**Code that draws figures**
- - -

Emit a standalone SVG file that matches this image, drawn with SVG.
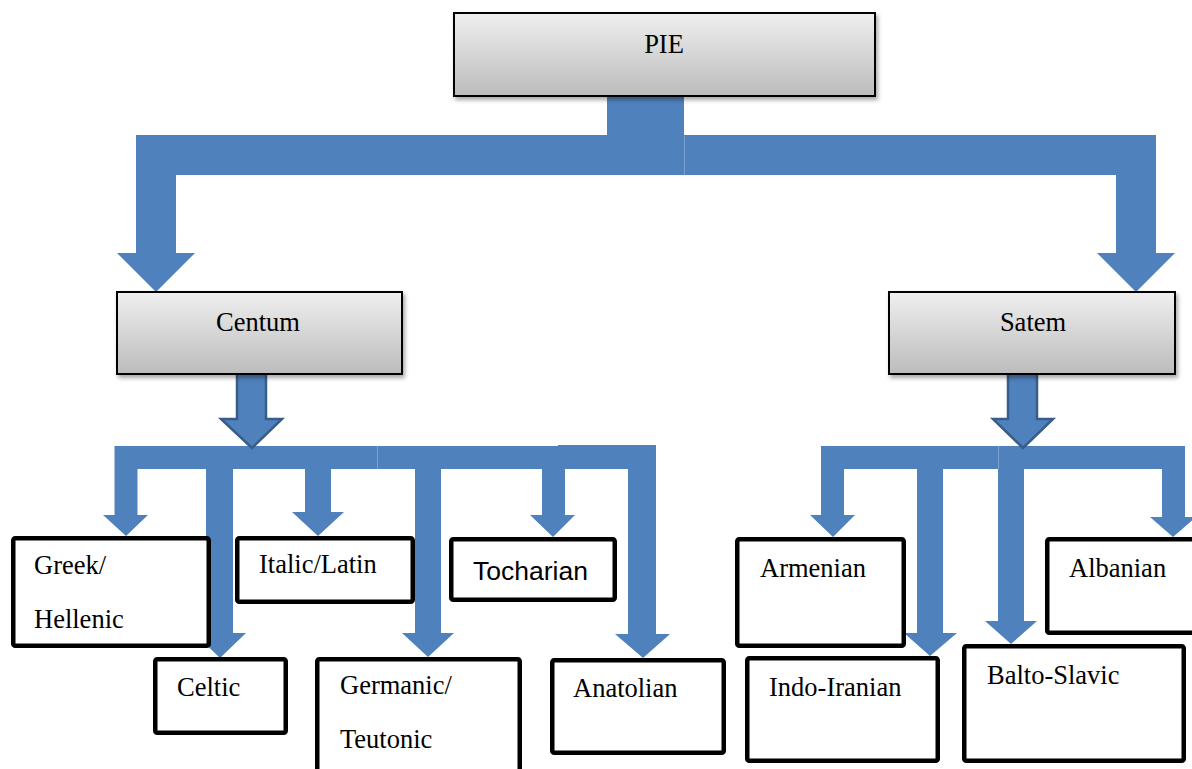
<svg xmlns="http://www.w3.org/2000/svg" width="1192" height="769" viewBox="0 0 1192 769">
  <defs>
    <linearGradient id="grayFill" x1="0" y1="0" x2="0" y2="1">
      <stop offset="0" stop-color="#efefef"/>
      <stop offset="1" stop-color="#bcbcbc"/>
    </linearGradient>
    <filter id="shadow" x="-5%" y="-10%" width="115%" height="130%">
      <feDropShadow dx="2" dy="3" stdDeviation="2" flood-color="#000" flood-opacity="0.35"/>
    </filter>
  </defs>
  <style>
    .head { fill: url(#grayFill); stroke: #000; stroke-width: 2; filter: url(#shadow); }
    .leaf { fill: #fff; stroke: #000; stroke-width: 4.5; }
    .flow { fill: #4f81bd; }
    .seam { stroke: #7ea2cf; stroke-width: 1; }
    .outlined { fill: #4f81bd; stroke: #385d8a; stroke-width: 2.5; stroke-linejoin: miter; }
    .serif { font-family: "Liberation Serif", "Times New Roman", serif; font-size: 26.5px; fill: #000; }
    .sans { font-family: "Liberation Sans", Arial, sans-serif; font-size: 26.5px; fill: #000; }
  </style>

  <rect width="1192" height="769" fill="#fff"/>

  <!-- connectors -->
  <g id="connectors">
    <!-- PIE split to Centum / Satem -->
    <path class="flow" d="M607,135 H136 V253 H117 L156,292 L195,253 H176 V175 H607 Z"/>
    <path class="flow" d="M684,135 H1156 V253 H1175 L1136,292 L1097,253 H1116 V175 H684 Z"/>
    <rect class="flow" x="607" y="95" width="77" height="80"/>
    <line class="seam" x1="684.5" y1="136" x2="684.5" y2="175"/>

    <!-- Centum bus -->
    <rect class="flow" x="114.5" y="446" width="541.5" height="23"/>
    <rect class="flow" x="558" y="445" width="98" height="24"/>
    <line class="seam" x1="377.5" y1="446" x2="377.5" y2="469"/>
    <path class="flow" d="M114.5,469 V515 H103 L126,536 L148,515 H137.5 V469 Z"/>
    <path class="flow" d="M206,469 V633 H194 L220,658 L246,633 H233 V469 Z"/>
    <path class="flow" d="M305,469 V512 H292 L318,536 L344,512 H331 V469 Z"/>
    <path class="flow" d="M415,469 V633 H402 L428,657 L454,633 H441 V469 Z"/>
    <path class="flow" d="M542,469 V515 H530 L553,537 L575,515 H565 V469 Z"/>
    <path class="flow" d="M628,446 V634 H615 L643,658 L670,634 H656 V446 Z"/>
    <path class="outlined" d="M237,372 H266 V419 H282 L252,448 L221,419 H237 Z"/>

    <!-- Satem bus -->
    <rect class="flow" x="821" y="446" width="364" height="23"/>
    <line class="seam" x1="998.5" y1="446" x2="998.5" y2="469"/>
    <path class="flow" d="M821,469 V515 H810 L833,537 L855,515 H844 V469 Z"/>
    <path class="flow" d="M917,469 V633 H904 L930,656 L957,633 H943 V469 Z"/>
    <path class="flow" d="M998,469 V621 H985 L1011,644 L1037,621 H1024 V469 Z"/>
    <path class="flow" d="M1162,446 V517 H1150 L1173,537 L1196,517 H1185 V446 Z"/>
    <path class="outlined" d="M1008,372 H1037 V419 H1053 L1023,448 L993,419 H1008 Z"/>
  </g>

  <!-- top level -->
  <g id="pie">
    <rect class="head" x="454" y="13" width="421" height="83"/>
    <text class="serif" x="664" y="53" text-anchor="middle">PIE</text>
  </g>
  <g id="centum">
    <rect class="head" x="117" y="292" width="285" height="82"/>
    <text class="serif" x="258" y="331" text-anchor="middle">Centum</text>
  </g>
  <g id="satem">
    <rect class="head" x="889" y="292" width="286" height="82"/>
    <text class="serif" x="1033" y="331" text-anchor="middle">Satem</text>
  </g>

  <!-- Centum branches -->
  <g id="greek">
    <rect class="leaf" x="13.25" y="538.25" width="195.5" height="107.5" rx="2"/>
    <text class="serif" x="34" y="574">Greek/</text>
    <text class="serif" x="34" y="628">Hellenic</text>
  </g>
  <g id="celtic">
    <rect class="leaf" x="155.25" y="659.25" width="130.5" height="73.5" rx="2"/>
    <text class="serif" x="177" y="696">Celtic</text>
  </g>
  <g id="italic">
    <rect class="leaf" x="237.25" y="538.25" width="175.5" height="63.5" rx="2"/>
    <text class="serif" x="259" y="573">Italic/Latin</text>
  </g>
  <g id="germanic">
    <rect class="leaf" x="317.25" y="659.25" width="202.5" height="130" rx="2"/>
    <text class="serif" x="340" y="694">Germanic/</text>
    <text class="serif" x="340" y="748">Teutonic</text>
  </g>
  <g id="tocharian">
    <rect class="leaf" x="451.25" y="539.25" width="163.5" height="60.5" rx="2"/>
    <text class="sans" x="473" y="580">Tocharian</text>
  </g>
  <g id="anatolian">
    <rect class="leaf" x="552.25" y="660.25" width="171.5" height="92.5" rx="2"/>
    <text class="serif" x="573" y="697">Anatolian</text>
  </g>

  <!-- Satem branches -->
  <g id="armenian">
    <rect class="leaf" x="737.25" y="539.25" width="166.5" height="106.5" rx="2"/>
    <text class="serif" x="760" y="577">Armenian</text>
  </g>
  <g id="indo-iranian">
    <rect class="leaf" x="747.25" y="658.25" width="190.5" height="102.5" rx="2"/>
    <text class="serif" x="769" y="696">Indo-Iranian</text>
  </g>
  <g id="balto-slavic">
    <rect class="leaf" x="964.25" y="646.25" width="219.5" height="114.5" rx="2"/>
    <text class="serif" x="987" y="684">Balto-Slavic</text>
  </g>
  <g id="albanian">
    <rect class="leaf" x="1047.25" y="539.25" width="160" height="93.5" rx="2"/>
    <text class="serif" x="1069" y="577">Albanian</text>
  </g>
</svg>
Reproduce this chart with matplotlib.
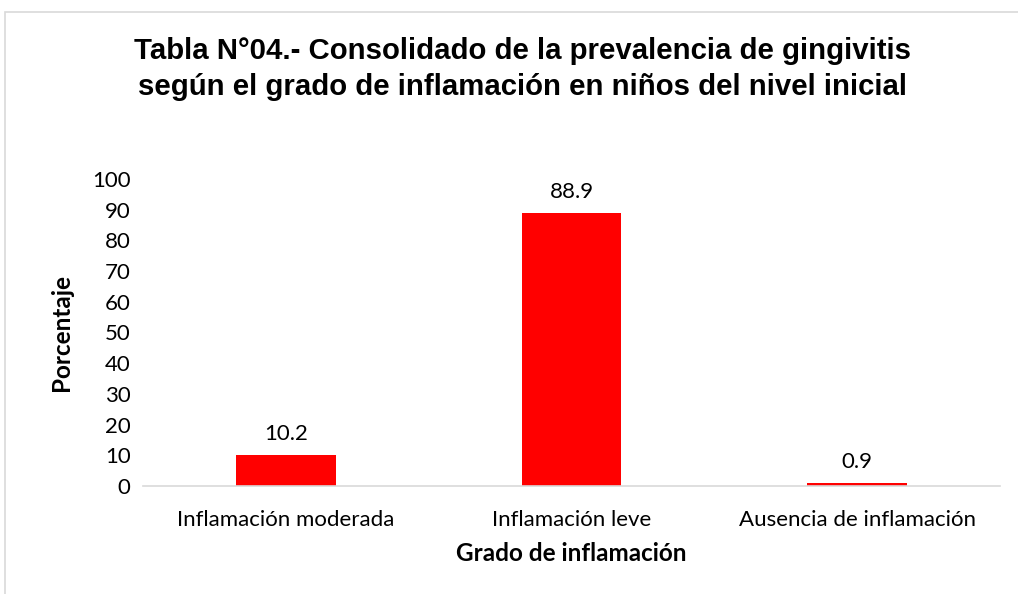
import matplotlib.pyplot as plt
from matplotlib.patches import Rectangle

categories = ['Inflamación moderada', 'Inflamación leve', 'Ausencia de inflamación']
valores = [10.2, 88.9, 0.9]
y_ticks = [0, 10, 20, 30, 40, 50, 60, 70, 80, 90, 100]

W, H = 1018, 594
fig = plt.figure(figsize=(W / 100, H / 100), dpi=100)

# chart border
fig.patches.append(Rectangle((5 / W, -0.01), 1.0, 1 - 12 / H + 0.01, transform=fig.transFigure,
                             fill=False, edgecolor='#d9d9d9', linewidth=1.2))

ax = fig.add_axes([143 / W, 1 - 486 / H, (1000 - 143) / W, (486 - 179) / H])
x = range(len(categories))
bars = ax.bar(x, valores, width=0.35, color='#ff0000')
for b, v in zip(bars, valores):
    ax.text(b.get_x() + b.get_width() / 2, v + 3.5, f'{v:.1f}', ha='center', va='bottom',
            fontsize=16, family='Lato', color='#000000')

ax.set_xlim(-0.5, 2.5)
ax.set_ylim(0, 100)
ax.set_yticks(y_ticks)
ax.set_xticks(list(x))
ax.set_xticklabels(categories)
for lbl in ax.get_xticklabels() + ax.get_yticklabels():
    lbl.set_family('Lato')
    lbl.set_fontsize(16)
ax.tick_params(length=0)
ax.tick_params(axis='x', pad=17)
ax.tick_params(axis='y', pad=9)
for s in ['top', 'right', 'left']:
    ax.spines[s].set_visible(False)
ax.spines['bottom'].set_color('#d9d9d9')
ax.spines['bottom'].set_linewidth(1.2)

ax.set_ylabel('Porcentaje', fontsize=17.5, family='Lato', fontweight='bold')
ax.yaxis.set_label_coords((73 - 143) / (1000 - 143), 0.5)
ax.set_xlabel('Grado de inflamación', fontsize=17.5, family='Lato', fontweight='bold', labelpad=9)

fig.text(0.513, 1 - 69 / H, 'Tabla N°04.- Consolidado de la prevalencia de gingivitis\n'
         'según el grado de inflamación en niños del nivel inicial',
         ha='center', va='center', fontsize=21.2, family='Liberation Sans', fontweight='bold',
         linespacing=1.4)

fig.savefig('out.png', dpi=100)
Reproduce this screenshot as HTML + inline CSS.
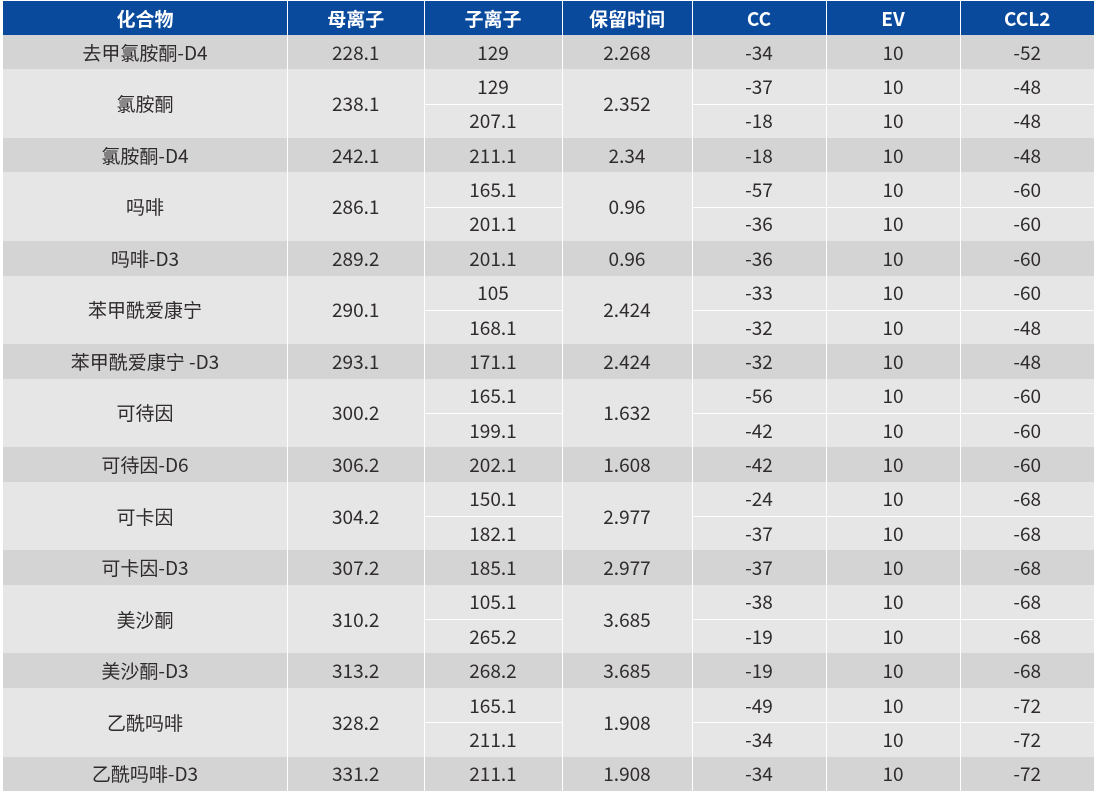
<!DOCTYPE html>
<html>
<head>
<meta charset="utf-8">
<style>
  html,body{margin:0;padding:0;background:#fff;}
  body{width:1095px;height:795px;position:relative;overflow:hidden;}
  .g{
    position:absolute;left:3px;top:1px;width:1091px;
    display:grid;
    grid-template-columns:284px 135.5px 137px 129px 133px 133px 133.5px;
    grid-template-rows:34px repeat(22, 34.36px);
    column-gap:1px;row-gap:0;
    background:#fff;
    font-family:"Liberation Sans","Noto Sans CJK SC",sans-serif;
  }
  .g div{
    display:flex;align-items:center;justify-content:center;box-sizing:border-box;
    font-family:"Noto Sans CJK SC","Liberation Sans",sans-serif;
    font-size:19px;color:#2f2b2b;white-space:nowrap;
  }
  .g .h{background:#0a4a9d;color:#fff;font-weight:bold;font-size:19px;}
  .g .d{background:#d4d4d4;}
  .g .l{background:#e6e6e6;}
  .g .s2{grid-row:span 2;}
  .g .t{border-top:1px solid #fff;padding-bottom:1px;}
</style>
</head>
<body>
<div class="g">
  <div class="h">化合物</div><div class="h">母离子</div><div class="h">子离子</div><div class="h">保留时间</div><div class="h">CC</div><div class="h">EV</div><div class="h">CCL2</div>

  <div class="d">去甲氯胺酮-D4</div><div class="d">228.1</div><div class="d">129</div><div class="d">2.268</div><div class="d">-34</div><div class="d">10</div><div class="d">-52</div>

  <div class="l s2">氯胺酮</div><div class="l s2">238.1</div><div class="l">129</div><div class="l s2">2.352</div><div class="l">-37</div><div class="l">10</div><div class="l">-48</div>
  <div class="l t">207.1</div><div class="l t">-18</div><div class="l t">10</div><div class="l t">-48</div>

  <div class="d">氯胺酮-D4</div><div class="d">242.1</div><div class="d">211.1</div><div class="d">2.34</div><div class="d">-18</div><div class="d">10</div><div class="d">-48</div>

  <div class="l s2">吗啡</div><div class="l s2">286.1</div><div class="l">165.1</div><div class="l s2">0.96</div><div class="l">-57</div><div class="l">10</div><div class="l">-60</div>
  <div class="l t">201.1</div><div class="l t">-36</div><div class="l t">10</div><div class="l t">-60</div>

  <div class="d">吗啡-D3</div><div class="d">289.2</div><div class="d">201.1</div><div class="d">0.96</div><div class="d">-36</div><div class="d">10</div><div class="d">-60</div>

  <div class="l s2">苯甲酰爱康宁</div><div class="l s2">290.1</div><div class="l">105</div><div class="l s2">2.424</div><div class="l">-33</div><div class="l">10</div><div class="l">-60</div>
  <div class="l t">168.1</div><div class="l t">-32</div><div class="l t">10</div><div class="l t">-48</div>

  <div class="d">苯甲酰爱康宁 -D3</div><div class="d">293.1</div><div class="d">171.1</div><div class="d">2.424</div><div class="d">-32</div><div class="d">10</div><div class="d">-48</div>

  <div class="l s2">可待因</div><div class="l s2">300.2</div><div class="l">165.1</div><div class="l s2">1.632</div><div class="l">-56</div><div class="l">10</div><div class="l">-60</div>
  <div class="l t">199.1</div><div class="l t">-42</div><div class="l t">10</div><div class="l t">-60</div>

  <div class="d">可待因-D6</div><div class="d">306.2</div><div class="d">202.1</div><div class="d">1.608</div><div class="d">-42</div><div class="d">10</div><div class="d">-60</div>

  <div class="l s2">可卡因</div><div class="l s2">304.2</div><div class="l">150.1</div><div class="l s2">2.977</div><div class="l">-24</div><div class="l">10</div><div class="l">-68</div>
  <div class="l t">182.1</div><div class="l t">-37</div><div class="l t">10</div><div class="l t">-68</div>

  <div class="d">可卡因-D3</div><div class="d">307.2</div><div class="d">185.1</div><div class="d">2.977</div><div class="d">-37</div><div class="d">10</div><div class="d">-68</div>

  <div class="l s2">美沙酮</div><div class="l s2">310.2</div><div class="l">105.1</div><div class="l s2">3.685</div><div class="l">-38</div><div class="l">10</div><div class="l">-68</div>
  <div class="l t">265.2</div><div class="l t">-19</div><div class="l t">10</div><div class="l t">-68</div>

  <div class="d">美沙酮-D3</div><div class="d">313.2</div><div class="d">268.2</div><div class="d">3.685</div><div class="d">-19</div><div class="d">10</div><div class="d">-68</div>

  <div class="l s2">乙酰吗啡</div><div class="l s2">328.2</div><div class="l">165.1</div><div class="l s2">1.908</div><div class="l">-49</div><div class="l">10</div><div class="l">-72</div>
  <div class="l t">211.1</div><div class="l t">-34</div><div class="l t">10</div><div class="l t">-72</div>

  <div class="d">乙酰吗啡-D3</div><div class="d">331.2</div><div class="d">211.1</div><div class="d">1.908</div><div class="d">-34</div><div class="d">10</div><div class="d">-72</div>
</div>
</body>
</html>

- - -

**Exercise task**
Copy out only the lines from the one containing "Reproduce this chart with matplotlib." through the one containing "fontsize=16, family='Lato', color='#000000')", exactly, with both ends. Any picture is left out.

**Written solution**
Reproduce this chart with matplotlib.
import matplotlib.pyplot as plt
from matplotlib.patches import Rectangle

categories = ['Inflamación moderada', 'Inflamación leve', 'Ausencia de inflamación']
valores = [10.2, 88.9, 0.9]
y_ticks = [0, 10, 20, 30, 40, 50, 60, 70, 80, 90, 100]

W, H = 1018, 594
fig = plt.figure(figsize=(W / 100, H / 100), dpi=100)

# chart border
fig.patches.append(Rectangle((5 / W, -0.01), 1.0, 1 - 12 / H + 0.01, transform=fig.transFigure,
                             fill=False, edgecolor='#d9d9d9', linewidth=1.2))

ax = fig.add_axes([143 / W, 1 - 486 / H, (1000 - 143) / W, (486 - 179) / H])
x = range(len(categories))
bars = ax.bar(x, valores, width=0.35, color='#ff0000')
for b, v in zip(bars, valores):
    ax.text(b.get_x() + b.get_width() / 2, v + 3.5, f'{v:.1f}', ha='center', va='bottom',
            fontsize=16, family='Lato', color='#000000')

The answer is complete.